Die Bürgerinitiative hat mit täglichen Mahnwachen begonnen. Eine Großdemonstration, zu der sie bundesweit aufruft, wird für das Wochenende nach Ostern, also für den 22. April anvisiert, sagt Sprecher Ehmke.

Bundesumweltministerin Angela Merkel hat für heute Vertreter des niedersächsischen Umweltministeriums kurzfristig zu einem weiteren bundesaufsichtlichen Gespräch nach Bonn gelanden. Sie will ihre niedersächsische Kollegin Monika Griefahn dazu anhalten, die auch schon per Weisung erzwungene Zustimmung des Landes zu dem ersten Castor-Transport im Nachhinein für „sofort vollziehbar“ zu erklären.

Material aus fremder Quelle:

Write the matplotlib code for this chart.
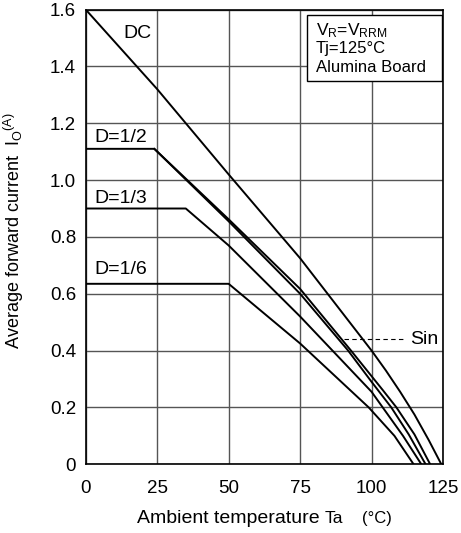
import matplotlib
matplotlib.use("Agg")
import matplotlib.pyplot as plt
from matplotlib.patches import Rectangle

plt.rcParams['font.family'] = ['Liberation Sans', 'DejaVu Sans']
plt.rcParams['mathtext.fontset'] = 'custom'
plt.rcParams['mathtext.rm'] = 'Liberation Sans'
plt.rcParams['mathtext.it'] = 'Liberation Sans'

# derating curves (Ta in degC, Io in A)
dc_x = [0, 25, 50, 75, 100, 105, 110, 115, 120, 124.4]
dc_y = [1.6, 1.32, 1.02, 0.725, 0.40, 0.33, 0.255, 0.175, 0.085, 0]

sin_x = [24, 50, 75, 92.8, 100, 104, 108.7, 115, 120.5]
sin_y = [1.11, 0.862, 0.617, 0.40, 0.31, 0.26, 0.2, 0.105, 0]

d2_x = [0, 24, 50, 75, 91.8, 100, 106.9, 113, 118.9]
d2_y = [1.11, 1.11, 0.855, 0.60, 0.40, 0.29, 0.2, 0.105, 0]

d3_x = [0, 35, 50, 75, 100, 103.9, 111, 117.4]
d3_y = [0.90, 0.90, 0.77, 0.52, 0.255, 0.2, 0.1, 0]

d6_x = [0, 50, 75, 99, 108, 114.7]
d6_y = [0.635, 0.635, 0.425, 0.2, 0.1, 0]

xticks = [0, 25, 50, 75, 100, 125]
yticks = [0, 0.2, 0.4, 0.6, 0.8, 1.0, 1.2, 1.4, 1.6]
ytick_labels = ['0', '0.2', '0.4', '0.6', '0.8', '1.0', '1.2', '1.4', '1.6']

fig = plt.figure(figsize=(4.61, 5.33), dpi=100)
ax = fig.add_axes([0.186, 0.129, 0.775, 0.853])

for xs, ys in [(dc_x, dc_y), (sin_x, sin_y), (d2_x, d2_y), (d3_x, d3_y), (d6_x, d6_y)]:
    ax.plot(xs, ys, color='black', lw=1.4, zorder=3, solid_joinstyle='round')

ax.set_xlim(0, 125)
ax.set_ylim(0, 1.6)
ax.set_xticks(xticks)
ax.set_xticklabels([str(t) for t in xticks])
ax.set_yticks(yticks)
ax.set_yticklabels(ytick_labels)
ax.tick_params(axis='both', length=0, labelsize=13.5)
ax.tick_params(axis='x', pad=11)
ax.tick_params(axis='y', pad=7)
ax.grid(True, color='#555555', lw=1.0)
for s in ax.spines.values():
    s.set_linewidth(1.2)

# curve labels
ax.text(13, 1.50, 'DC', fontsize=14)
ax.text(3, 1.135, 'D=1/2', fontsize=14)
ax.text(3, 0.92, 'D=1/3', fontsize=14)
ax.text(3, 0.668, 'D=1/6', fontsize=14)
ax.plot([90.5, 111.5], [0.44, 0.44], color='black', lw=0.8, ls=(0, (4, 3)), zorder=3)
ax.text(113.6, 0.44, 'Sin', fontsize=14, va='center',
        bbox=dict(facecolor='white', edgecolor='none', pad=0.5))

# conditions box
ax.add_patch(Rectangle((77.3, 1.347), 47.3, 0.233, facecolor='white',
                       edgecolor='black', lw=1.0, zorder=4))
ax.text(80.5, 1.525, r'V$_\mathrm{R}$=V$_\mathrm{RRM}$', fontsize=12.5, va='center', zorder=5)
ax.text(80.5, 1.463, 'Tj=125°C', fontsize=12, va='center', zorder=5)
ax.text(80.5, 1.397, 'Alumina Board', fontsize=12, va='center', zorder=5)

fig.text(0.297, 0.028, 'Ambient temperature', fontsize=14, va='center')
fig.text(0.705, 0.028, 'Ta', fontsize=12.5, va='center')
fig.text(0.785, 0.028, '(°C)', fontsize=12, va='center')
fig.text(0.03, 0.567, r'Average forward current  I$_\mathrm{O}$$^\mathrm{(A)}$',
         fontsize=13, rotation=90, ha='center', va='center')

fig.savefig('out.png', dpi=100)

Dieses rechtliche Detail hatte Frau „Merkelnix“, wie die Bonner Ministerin im Wendland heißt, in ihrer letzten Castor-Weisung schlicht vergessen. Die von der Bürgerinitiative bereits eingereichte Klage gegen den Transport hätte damit gute Aussichten auf eine wenigstens vorläufige Wirkung gehabt. Denn nur mit der Erklärung des „Sofortvollzug“ verlieren Klagen gegen einen Verwaltungsakt ihre aufschiebende Wirkung – allerdings ist auch gegen die Anordnung des Sofortvollzugs wiederum eine Klage möglich.

„Wir erwarten von Monika Griefahn“, sagte Wolfgang Ehmke gestern, daß sie sich nach ihrer Zwangspause genauso tatendurstig und kämpferisch wie wir gegen den Castor-Transport stemmt.“ Davor wird sie sich wohl hüten. Sie ist von Ministerpräsidenten Schröder selbst gerade politisch demontiert worden. Weit mehr Sorgen als die Gorlebener Aktionen ihrer niedersächsischen Kollegin macht deshalb Angela Merkel die Atomindustrie selber. Denn schon bevor die ersten Parteiengespräche über einen möglichen Energiekonsens begannen, hatte der Chef der Bayernwerke, Wortführer der Atomkraftwerkbetreiber, erklärt, in Deutschland seien auf absehbare Zeit keine neuen Atomreaktoren nötig. Genau das aber hatte die Bundesregierung bisher gefordert. Auch SPD-Verhandlungsführer Schröder hatte zugestimmt, das wenigstens der Prototyp eines neuen, von Siemens und Framatome gemeinsam entwickelten Reaktors mit höherer Sicherheit in Deutschland genehmigt werden könne. Einigermaßen verwirrt ließ die Ministerin Merkel ihre Referenten ausarbeiten, wie denn nun zu verfahren sei. Sie möchte sicherstellen, daß die Industrie den Atomkurs ihres Vorgängers in den kommenden Energiegesprächen tatsächlich unterstützt. So sicher ist das nicht. Wie der Spiegel aus einem internen Papier zitert, überlegt das Ministerium unter anderem, ob die Atomindustrie mit ermäßigten Sicherheitsanforderungen doch noch zum Bau neuer Reaktoren in Deutschland bewogen werden könnte.